Osmanlı’da Romantik Olmak atölyesinde ise Romantizm’in Osmanlı İmparatorluğu’nda bıraktığı izler keşfedilecek. Sultan Abdülaziz’in, Avrupa seyahati ile başlayan değişim rüzgarına tanıklık edilecek. Ayvazovski’den dersler alan Şehzade Abdülmecid Efendi’nin tablolarında romantik izler arayacak küçük romantikler, mobilyasıyla, duvarlarında asılı tablolarıyla, halılarıyla, bahçelerindeki egzotik laleleriyle kendi hayallerindeki Osmanlı sarayını yaratacak, İstanbul’a romantik bir çerçeveden bakacak.

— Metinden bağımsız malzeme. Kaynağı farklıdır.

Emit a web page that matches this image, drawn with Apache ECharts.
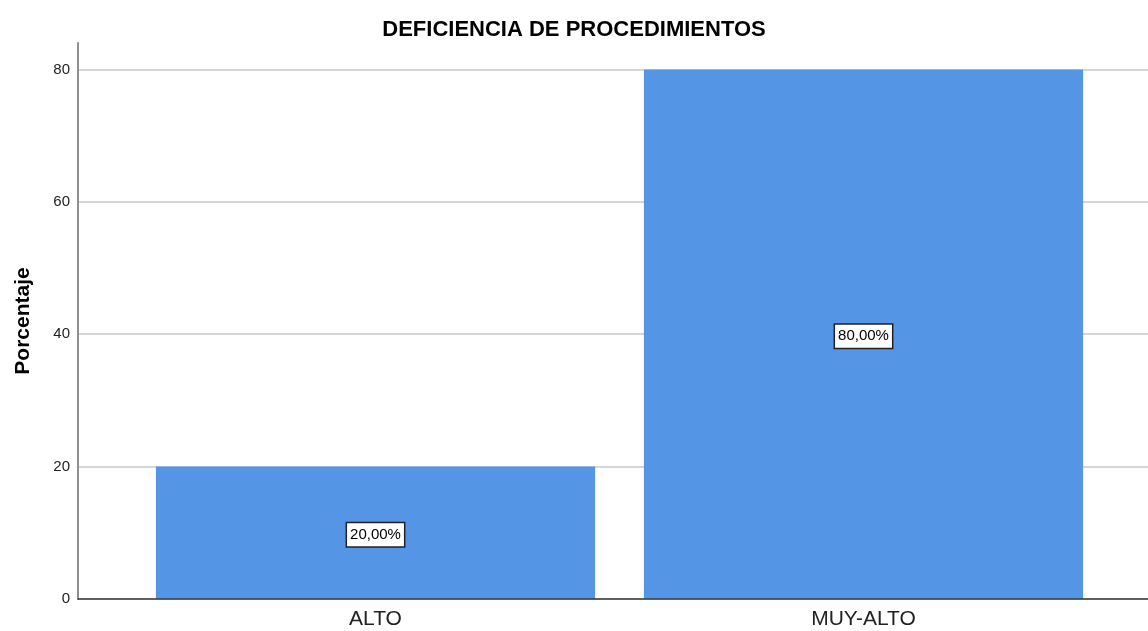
<!DOCTYPE html>
<html>
<head>
<meta charset="utf-8">
<script src="https://cdn.jsdelivr.net/npm/echarts@6/dist/echarts.min.js"></script>
<style>
html,body{margin:0;padding:0;background:#fff;}
#chart{width:1148px;height:631px;}
</style>
</head>
<body>
<div id="chart"></div>
<script>
const titleText = 'DEFICIENCIA DE PROCEDIMIENTOS';
const yAxisName = 'Porcentaje';
const categories = ['ALTO', 'MUY-ALTO'];
const percentages = [20, 80];
const yMin = 0, yMax = 84, yInterval = 20;

const chart = echarts.init(document.getElementById('chart'), null, {renderer: 'canvas'});
const font = 'Liberation Sans, Arial, sans-serif';
const option = {
  backgroundColor: '#ffffff',
  animation: false,
  title: {
    text: titleText,
    left: 'center',
    top: 19,
    padding: 0,
    textStyle: {fontFamily: font, fontSize: 22, fontWeight: 'bold', color: '#000'}
  },
  grid: [
    {left: 78, right: 0, top: 43, bottom: 32},
    {left: 131.5, right: 40.5, top: 43, bottom: 32}
  ],
  xAxis: [
    {
      gridIndex: 0, type: 'category', data: categories, z: 5,
      axisLine: {show: true, lineStyle: {color: '#3a3a3a', width: 1.5}},
      axisTick: {show: false}, axisLabel: {show: false}, splitLine: {show: false}
    },
    {
      gridIndex: 1, type: 'category', data: categories,
      axisLine: {show: false}, axisTick: {show: false},
      axisLabel: {margin: 10, fontFamily: font, fontSize: 21, color: '#222'}
    }
  ],
  yAxis: [
    {
      gridIndex: 0, type: 'value', min: yMin, max: yMax, interval: yInterval, z: 0,
      name: yAxisName, nameLocation: 'middle', nameGap: 44, nameRotate: 90,
      nameTextStyle: {fontFamily: font, fontSize: 21, fontWeight: 'bold', color: '#000'},
      axisLine: {show: true, lineStyle: {color: '#8f8f8f', width: 2}},
      axisTick: {show: false},
      axisLabel: {margin: 8, fontFamily: font, fontSize: 15, color: '#222', showMaxLabel: false},
      splitLine: {show: true, lineStyle: {color: ['#d6d6d6','#d6d6d6','#d6d6d6','#d6d6d6','#d6d6d6','rgba(0,0,0,0)'], width: 2}}
    },
    {
      gridIndex: 1, type: 'value', min: yMin, max: yMax, interval: yInterval, show: false,
      splitLine: {show: false}
    }
  ],
  series: [{
    type: 'bar',
    xAxisIndex: 1, yAxisIndex: 1,
    z: 3,
    data: percentages,
    barWidth: '90%',
    itemStyle: {color: '#5595e5'},
    label: {
      show: true, position: 'inside', offset: [0, 2],
      formatter: p => p.value.toFixed(2).replace('.', ',') + '%',
      fontFamily: font, fontSize: 15, color: '#000',
      backgroundColor: '#fff', borderColor: '#222', borderWidth: 1.5, padding: [4, 3]
    }
  }]
};
chart.setOption(option);
</script>
</body>
</html>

Küçük Romantikler serisi Hareket Halinde: Çağlar Boyunca Yolculuk isimli atölye ile tamamlanacak. Çocuklar Ayvazovski’nin tablolarında gördüğü manzarayı günümüz manzarasıyla karşılaştıracak, 19. yüzyılda yaşayan bir gezgin olduklarını hayal ederek 150 yıllık zaman yolcuğuna çıkacak. Yaşadıkları şehre karşı farkındalıkları artacak olan küçük romantikler, İstanbul’da ne gibi değişiklikler olduğunu hayal güçlerinin de etkisiyle yorumlayacak. Küçük Romantikler atölyesine ait biletler Sakıp Sabancı Müzesi web sitesi üzerinden satın alınabiliyor.